Task details:
Can you output the records below exactly as they are written?

[BEGIN]

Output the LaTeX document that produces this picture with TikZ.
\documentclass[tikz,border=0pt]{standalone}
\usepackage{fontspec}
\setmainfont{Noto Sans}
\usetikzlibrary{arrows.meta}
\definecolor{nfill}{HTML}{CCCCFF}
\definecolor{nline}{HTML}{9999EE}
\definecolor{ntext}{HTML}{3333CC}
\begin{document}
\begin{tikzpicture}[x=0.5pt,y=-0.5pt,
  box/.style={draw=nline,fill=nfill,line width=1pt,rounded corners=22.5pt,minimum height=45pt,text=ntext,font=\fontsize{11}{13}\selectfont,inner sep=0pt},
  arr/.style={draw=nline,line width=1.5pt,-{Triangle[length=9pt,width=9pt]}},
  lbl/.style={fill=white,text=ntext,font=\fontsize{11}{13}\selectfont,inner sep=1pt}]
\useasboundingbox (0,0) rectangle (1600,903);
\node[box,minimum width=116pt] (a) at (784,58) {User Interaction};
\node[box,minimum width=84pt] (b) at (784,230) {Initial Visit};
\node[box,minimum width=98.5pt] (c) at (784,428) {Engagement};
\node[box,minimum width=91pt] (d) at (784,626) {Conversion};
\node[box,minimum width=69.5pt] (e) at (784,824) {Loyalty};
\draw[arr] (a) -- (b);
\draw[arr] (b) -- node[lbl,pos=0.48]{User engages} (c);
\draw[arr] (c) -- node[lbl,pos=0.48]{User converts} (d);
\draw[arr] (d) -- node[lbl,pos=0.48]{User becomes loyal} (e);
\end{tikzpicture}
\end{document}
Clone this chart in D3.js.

[END]

Complete answer:
Output the LaTeX document that produces this picture with TikZ.
\documentclass[tikz,border=0pt]{standalone}
\usepackage{fontspec}
\setmainfont{Noto Sans}
\usetikzlibrary{arrows.meta}
\definecolor{nfill}{HTML}{CCCCFF}
\definecolor{nline}{HTML}{9999EE}
\definecolor{ntext}{HTML}{3333CC}
\begin{document}
\begin{tikzpicture}[x=0.5pt,y=-0.5pt,
  box/.style={draw=nline,fill=nfill,line width=1pt,rounded corners=22.5pt,minimum height=45pt,text=ntext,font=\fontsize{11}{13}\selectfont,inner sep=0pt},
  arr/.style={draw=nline,line width=1.5pt,-{Triangle[length=9pt,width=9pt]}},
  lbl/.style={fill=white,text=ntext,font=\fontsize{11}{13}\selectfont,inner sep=1pt}]
\useasboundingbox (0,0) rectangle (1600,903);
\node[box,minimum width=116pt] (a) at (784,58) {User Interaction};
\node[box,minimum width=84pt] (b) at (784,230) {Initial Visit};
\node[box,minimum width=98.5pt] (c) at (784,428) {Engagement};
\node[box,minimum width=91pt] (d) at (784,626) {Conversion};
\node[box,minimum width=69.5pt] (e) at (784,824) {Loyalty};
\draw[arr] (a) -- (b);
\draw[arr] (b) -- node[lbl,pos=0.48]{User engages} (c);
\draw[arr] (c) -- node[lbl,pos=0.48]{User converts} (d);
\draw[arr] (d) -- node[lbl,pos=0.48]{User becomes loyal} (e);
\end{tikzpicture}
\end{document}
Clone this chart in D3.js.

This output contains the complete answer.